------ DATA FOR PROCESSING
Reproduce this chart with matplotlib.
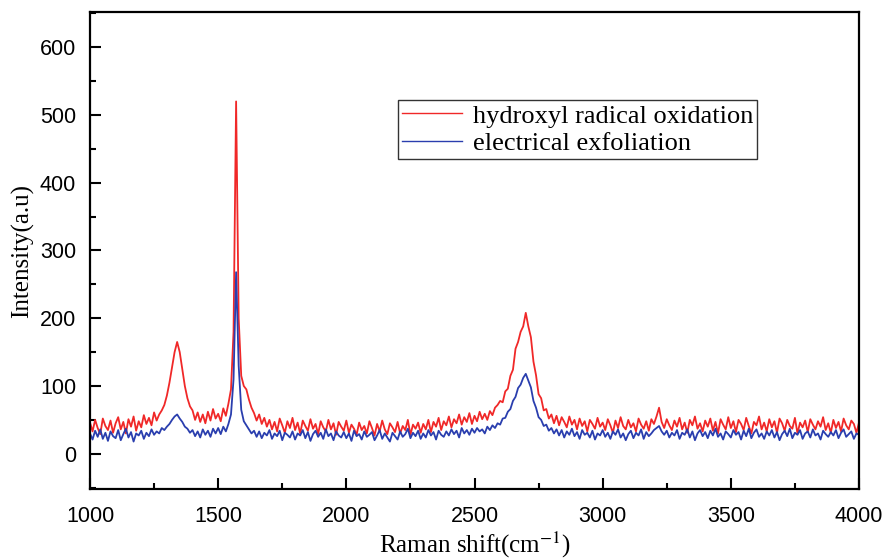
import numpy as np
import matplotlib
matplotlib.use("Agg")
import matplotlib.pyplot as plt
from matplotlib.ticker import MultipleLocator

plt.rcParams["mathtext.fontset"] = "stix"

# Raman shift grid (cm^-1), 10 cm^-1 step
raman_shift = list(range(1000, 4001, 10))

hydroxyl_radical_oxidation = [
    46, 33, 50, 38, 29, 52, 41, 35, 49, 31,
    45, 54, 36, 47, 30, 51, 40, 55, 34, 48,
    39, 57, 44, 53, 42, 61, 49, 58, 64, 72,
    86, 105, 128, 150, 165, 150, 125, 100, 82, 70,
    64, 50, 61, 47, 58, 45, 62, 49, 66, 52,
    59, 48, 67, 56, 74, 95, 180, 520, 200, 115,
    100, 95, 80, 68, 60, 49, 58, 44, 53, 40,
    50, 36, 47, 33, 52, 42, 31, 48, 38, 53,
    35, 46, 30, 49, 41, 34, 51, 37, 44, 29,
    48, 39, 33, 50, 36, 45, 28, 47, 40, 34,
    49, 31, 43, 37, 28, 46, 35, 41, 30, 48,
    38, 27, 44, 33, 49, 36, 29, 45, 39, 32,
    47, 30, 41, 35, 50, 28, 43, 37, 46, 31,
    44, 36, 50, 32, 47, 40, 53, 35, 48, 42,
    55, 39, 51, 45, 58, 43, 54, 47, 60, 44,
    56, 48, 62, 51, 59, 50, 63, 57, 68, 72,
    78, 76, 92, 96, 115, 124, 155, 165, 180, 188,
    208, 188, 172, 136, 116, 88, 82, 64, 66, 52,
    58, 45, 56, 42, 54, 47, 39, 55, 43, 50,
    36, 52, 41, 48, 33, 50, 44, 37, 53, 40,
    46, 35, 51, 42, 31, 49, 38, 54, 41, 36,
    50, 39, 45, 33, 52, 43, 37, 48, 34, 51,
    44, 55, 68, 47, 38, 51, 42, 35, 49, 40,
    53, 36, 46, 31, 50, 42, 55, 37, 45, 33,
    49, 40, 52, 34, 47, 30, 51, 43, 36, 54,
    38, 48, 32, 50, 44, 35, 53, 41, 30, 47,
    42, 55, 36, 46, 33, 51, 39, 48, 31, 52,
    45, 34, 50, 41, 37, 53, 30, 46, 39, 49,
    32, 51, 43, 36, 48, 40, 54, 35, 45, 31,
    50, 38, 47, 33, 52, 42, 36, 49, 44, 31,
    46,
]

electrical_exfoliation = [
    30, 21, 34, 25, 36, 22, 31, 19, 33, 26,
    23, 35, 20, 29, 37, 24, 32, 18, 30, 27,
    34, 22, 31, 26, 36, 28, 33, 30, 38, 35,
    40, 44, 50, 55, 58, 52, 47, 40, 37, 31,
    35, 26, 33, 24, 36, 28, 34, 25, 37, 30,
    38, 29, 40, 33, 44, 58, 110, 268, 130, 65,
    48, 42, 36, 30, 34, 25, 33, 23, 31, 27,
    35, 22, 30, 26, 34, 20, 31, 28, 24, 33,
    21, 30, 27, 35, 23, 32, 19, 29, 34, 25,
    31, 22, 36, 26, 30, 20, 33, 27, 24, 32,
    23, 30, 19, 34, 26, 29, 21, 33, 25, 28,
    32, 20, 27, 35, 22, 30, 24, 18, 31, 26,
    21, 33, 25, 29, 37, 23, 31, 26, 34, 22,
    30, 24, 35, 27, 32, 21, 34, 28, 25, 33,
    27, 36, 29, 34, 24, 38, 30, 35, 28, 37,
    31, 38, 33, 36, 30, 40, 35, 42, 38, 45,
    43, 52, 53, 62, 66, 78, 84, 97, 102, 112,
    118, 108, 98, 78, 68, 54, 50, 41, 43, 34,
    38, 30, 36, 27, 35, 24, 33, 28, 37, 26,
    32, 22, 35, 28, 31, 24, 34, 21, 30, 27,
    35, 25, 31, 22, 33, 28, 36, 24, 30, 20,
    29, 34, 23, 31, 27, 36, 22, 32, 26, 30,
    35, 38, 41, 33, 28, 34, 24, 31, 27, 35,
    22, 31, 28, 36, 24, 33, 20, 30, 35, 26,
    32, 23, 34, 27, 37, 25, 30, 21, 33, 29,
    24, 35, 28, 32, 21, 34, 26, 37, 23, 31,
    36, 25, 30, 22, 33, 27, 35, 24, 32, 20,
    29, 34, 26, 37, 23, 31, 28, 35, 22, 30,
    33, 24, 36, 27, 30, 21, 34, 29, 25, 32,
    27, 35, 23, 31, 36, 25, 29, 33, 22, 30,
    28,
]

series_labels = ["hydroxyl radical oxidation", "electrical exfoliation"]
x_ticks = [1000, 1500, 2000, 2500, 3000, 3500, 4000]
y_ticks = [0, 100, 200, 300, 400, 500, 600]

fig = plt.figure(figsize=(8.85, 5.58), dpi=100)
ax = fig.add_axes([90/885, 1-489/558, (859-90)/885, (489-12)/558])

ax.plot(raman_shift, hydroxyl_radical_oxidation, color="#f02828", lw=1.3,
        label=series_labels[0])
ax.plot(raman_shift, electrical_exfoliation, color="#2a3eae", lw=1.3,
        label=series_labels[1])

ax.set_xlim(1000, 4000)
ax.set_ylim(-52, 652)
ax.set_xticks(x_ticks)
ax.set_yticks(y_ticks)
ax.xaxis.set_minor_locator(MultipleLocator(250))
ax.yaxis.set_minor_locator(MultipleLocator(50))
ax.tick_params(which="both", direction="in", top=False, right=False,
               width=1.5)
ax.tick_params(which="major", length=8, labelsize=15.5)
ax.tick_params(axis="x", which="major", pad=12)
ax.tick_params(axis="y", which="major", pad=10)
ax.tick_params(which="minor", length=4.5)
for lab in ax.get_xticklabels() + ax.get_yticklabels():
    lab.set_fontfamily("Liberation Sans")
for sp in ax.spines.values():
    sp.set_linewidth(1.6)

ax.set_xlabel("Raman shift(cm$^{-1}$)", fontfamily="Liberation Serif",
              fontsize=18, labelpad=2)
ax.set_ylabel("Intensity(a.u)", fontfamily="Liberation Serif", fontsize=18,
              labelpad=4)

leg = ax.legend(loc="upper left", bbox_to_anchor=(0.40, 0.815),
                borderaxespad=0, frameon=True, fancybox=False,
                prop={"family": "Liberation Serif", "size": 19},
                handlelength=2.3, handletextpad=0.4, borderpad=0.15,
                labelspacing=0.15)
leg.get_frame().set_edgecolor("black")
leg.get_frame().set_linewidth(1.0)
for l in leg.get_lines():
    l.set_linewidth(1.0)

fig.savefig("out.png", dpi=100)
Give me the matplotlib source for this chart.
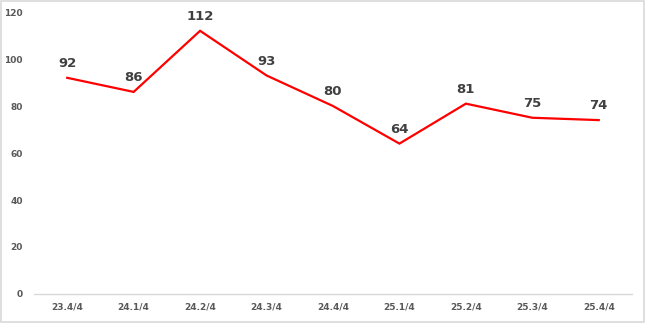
------------
THE EXERCISE
Omit the pictures, then output the rest of the listing exactly.

WRITTEN SOLUTION
Reproduce this chart with matplotlib.
import numpy as np
import matplotlib
matplotlib.use("Agg")
import matplotlib.pyplot as plt
from matplotlib.ticker import MultipleLocator

plt.rcParams["mathtext.fontset"] = "stix"

# Raman shift grid (cm^-1), 10 cm^-1 step
raman_shift = list(range(1000, 4001, 10))

hydroxyl_radical_oxidation = [
    46, 33, 50, 38, 29, 52, 41, 35, 49, 31,
    45, 54, 36, 47, 30, 51, 40, 55, 34, 48,
    39, 57, 44, 53, 42, 61, 49, 58, 64, 72,
    86, 105, 128, 150, 165, 150, 125, 100, 82, 70,
    64, 50, 61, 47, 58, 45, 62, 49, 66, 52,
    59, 48, 67, 56, 74, 95, 180, 520, 200, 115,
    100, 95, 80, 68, 60, 49, 58, 44, 53, 40,
    50, 36, 47, 33, 52, 42, 31, 48, 38, 53,
    35, 46, 30, 49, 41, 34, 51, 37, 44, 29,
    48, 39, 33, 50, 36, 45, 28, 47, 40, 34,
    49, 31, 43, 37, 28, 46, 35, 41, 30, 48,
    38, 27, 44, 33, 49, 36, 29, 45, 39, 32,
    47, 30, 41, 35, 50, 28, 43, 37, 46, 31,
    44, 36, 50, 32, 47, 40, 53, 35, 48, 42,
    55, 39, 51, 45, 58, 43, 54, 47, 60, 44,
    56, 48, 62, 51, 59, 50, 63, 57, 68, 72,
    78, 76, 92, 96, 115, 124, 155, 165, 180, 188,
    208, 188, 172, 136, 116, 88, 82, 64, 66, 52,
    58, 45, 56, 42, 54, 47, 39, 55, 43, 50,
    36, 52, 41, 48, 33, 50, 44, 37, 53, 40,
    46, 35, 51, 42, 31, 49, 38, 54, 41, 36,
    50, 39, 45, 33, 52, 43, 37, 48, 34, 51,
    44, 55, 68, 47, 38, 51, 42, 35, 49, 40,
    53, 36, 46, 31, 50, 42, 55, 37, 45, 33,
    49, 40, 52, 34, 47, 30, 51, 43, 36, 54,
    38, 48, 32, 50, 44, 35, 53, 41, 30, 47,
    42, 55, 36, 46, 33, 51, 39, 48, 31, 52,
    45, 34, 50, 41, 37, 53, 30, 46, 39, 49,
    32, 51, 43, 36, 48, 40, 54, 35, 45, 31,
    50, 38, 47, 33, 52, 42, 36, 49, 44, 31,
    46,
]

electrical_exfoliation = [
    30, 21, 34, 25, 36, 22, 31, 19, 33, 26,
    23, 35, 20, 29, 37, 24, 32, 18, 30, 27,
    34, 22, 31, 26, 36, 28, 33, 30, 38, 35,
    40, 44, 50, 55, 58, 52, 47, 40, 37, 31,
    35, 26, 33, 24, 36, 28, 34, 25, 37, 30,
    38, 29, 40, 33, 44, 58, 110, 268, 130, 65,
    48, 42, 36, 30, 34, 25, 33, 23, 31, 27,
    35, 22, 30, 26, 34, 20, 31, 28, 24, 33,
    21, 30, 27, 35, 23, 32, 19, 29, 34, 25,
    31, 22, 36, 26, 30, 20, 33, 27, 24, 32,
    23, 30, 19, 34, 26, 29, 21, 33, 25, 28,
    32, 20, 27, 35, 22, 30, 24, 18, 31, 26,
    21, 33, 25, 29, 37, 23, 31, 26, 34, 22,
    30, 24, 35, 27, 32, 21, 34, 28, 25, 33,
    27, 36, 29, 34, 24, 38, 30, 35, 28, 37,
    31, 38, 33, 36, 30, 40, 35, 42, 38, 45,
    43, 52, 53, 62, 66, 78, 84, 97, 102, 112,
    118, 108, 98, 78, 68, 54, 50, 41, 43, 34,
    38, 30, 36, 27, 35, 24, 33, 28, 37, 26,
    32, 22, 35, 28, 31, 24, 34, 21, 30, 27,
    35, 25, 31, 22, 33, 28, 36, 24, 30, 20,
    29, 34, 23, 31, 27, 36, 22, 32, 26, 30,
    35, 38, 41, 33, 28, 34, 24, 31, 27, 35,
    22, 31, 28, 36, 24, 33, 20, 30, 35, 26,
    32, 23, 34, 27, 37, 25, 30, 21, 33, 29,
    24, 35, 28, 32, 21, 34, 26, 37, 23, 31,
    36, 25, 30, 22, 33, 27, 35, 24, 32, 20,
    29, 34, 26, 37, 23, 31, 28, 35, 22, 30,
    33, 24, 36, 27, 30, 21, 34, 29, 25, 32,
    27, 35, 23, 31, 36, 25, 29, 33, 22, 30,
    28,
]

series_labels = ["hydroxyl radical oxidation", "electrical exfoliation"]
x_ticks = [1000, 1500, 2000, 2500, 3000, 3500, 4000]
y_ticks = [0, 100, 200, 300, 400, 500, 600]

fig = plt.figure(figsize=(8.85, 5.58), dpi=100)
ax = fig.add_axes([90/885, 1-489/558, (859-90)/885, (489-12)/558])

ax.plot(raman_shift, hydroxyl_radical_oxidation, color="#f02828", lw=1.3,
        label=series_labels[0])
ax.plot(raman_shift, electrical_exfoliation, color="#2a3eae", lw=1.3,
        label=series_labels[1])

ax.set_xlim(1000, 4000)
ax.set_ylim(-52, 652)
ax.set_xticks(x_ticks)
ax.set_yticks(y_ticks)
ax.xaxis.set_minor_locator(MultipleLocator(250))
ax.yaxis.set_minor_locator(MultipleLocator(50))
ax.tick_params(which="both", direction="in", top=False, right=False,
               width=1.5)
ax.tick_params(which="major", length=8, labelsize=15.5)
ax.tick_params(axis="x", which="major", pad=12)
ax.tick_params(axis="y", which="major", pad=10)
ax.tick_params(which="minor", length=4.5)
for lab in ax.get_xticklabels() + ax.get_yticklabels():
    lab.set_fontfamily("Liberation Sans")
for sp in ax.spines.values():
    sp.set_linewidth(1.6)

ax.set_xlabel("Raman shift(cm$^{-1}$)", fontfamily="Liberation Serif",
              fontsize=18, labelpad=2)
ax.set_ylabel("Intensity(a.u)", fontfamily="Liberation Serif", fontsize=18,
              labelpad=4)

leg = ax.legend(loc="upper left", bbox_to_anchor=(0.40, 0.815),
                borderaxespad=0, frameon=True, fancybox=False,
                prop={"family": "Liberation Serif", "size": 19},
                handlelength=2.3, handletextpad=0.4, borderpad=0.15,
                labelspacing=0.15)
leg.get_frame().set_edgecolor("black")
leg.get_frame().set_linewidth(1.0)
for l in leg.get_lines():
    l.set_linewidth(1.0)

fig.savefig("out.png", dpi=100)
Give me the matplotlib source for this chart.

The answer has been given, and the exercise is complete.